Cranney joined the 1st Battalion of militia in June 1822 as an ensign. He was promoted to lieutenant in 1826 and captain in 1830. In 1838 he was among the senior officers of the battalion who deplored the revolt in the Canadas and declared their loyalty to the crown. He was a militia captain in 1850 and retired as an honorary major in 1865. In that year, he was treasurer of St Patrick's Society of Miramichi, an interdenominational benevolent society of which Thomas F. Gillespie was president.

Cranney and his first wife, Anne Waddleton, raised a family of eight. Notable among them was Thomas Cranney, mentioned above. In 1854 he migrated north from California to the Washington Territory, where he became a successful lumber operator and a member of the upper house of the territorial legislature.

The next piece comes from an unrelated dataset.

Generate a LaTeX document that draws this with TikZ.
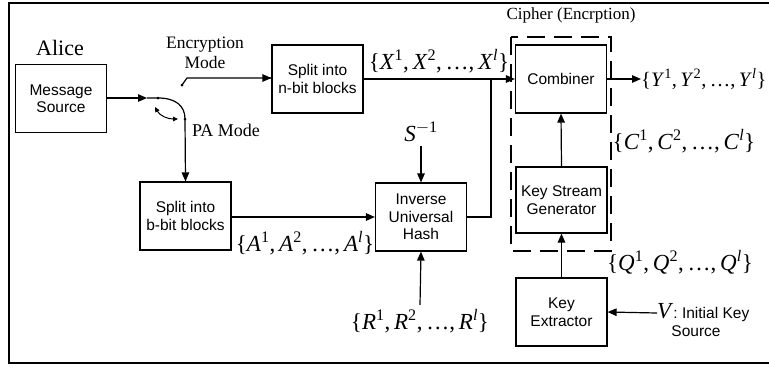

Cranney's second wife, Theresa McKinnon, had outlived him by twenty-seven years when her death occurred at Oak Point in 1897 at the home of her daughter, Mary Margaret Walsh, the widow of Alexander K. McDougall.

Sources

[d] church records / Advocate 3 Mar 1897; Broderick; Cook; Facey-Crowther; Fraser (C); Freeman 9 Apr 1870; Gleaner 17 Aug 1830, 28 Mar 1837, 9 Jan 1838, 31 Jan 1843, 7 Feb 1844, 16 Feb 1847, 19 Apr 1852; Graves; Hutchison's; Hynes; JHA 1866 (re. militia); Lawrence; Mercury 10 Mar 1829; NB Almanac & Reg.; NB Elections

Remarques

i) No evidence was found to support the frequently-published statement that Cranney was a lawyer. ii) The surname "McKinnon" is given in the Chatham Catholic death records for Cranny's second wife, but it is not known if this was a maiden or married surname. Her daughter, the wife of Alexander K. McDougall, was married under the surname "Walsh." iii) See James R. Cotton.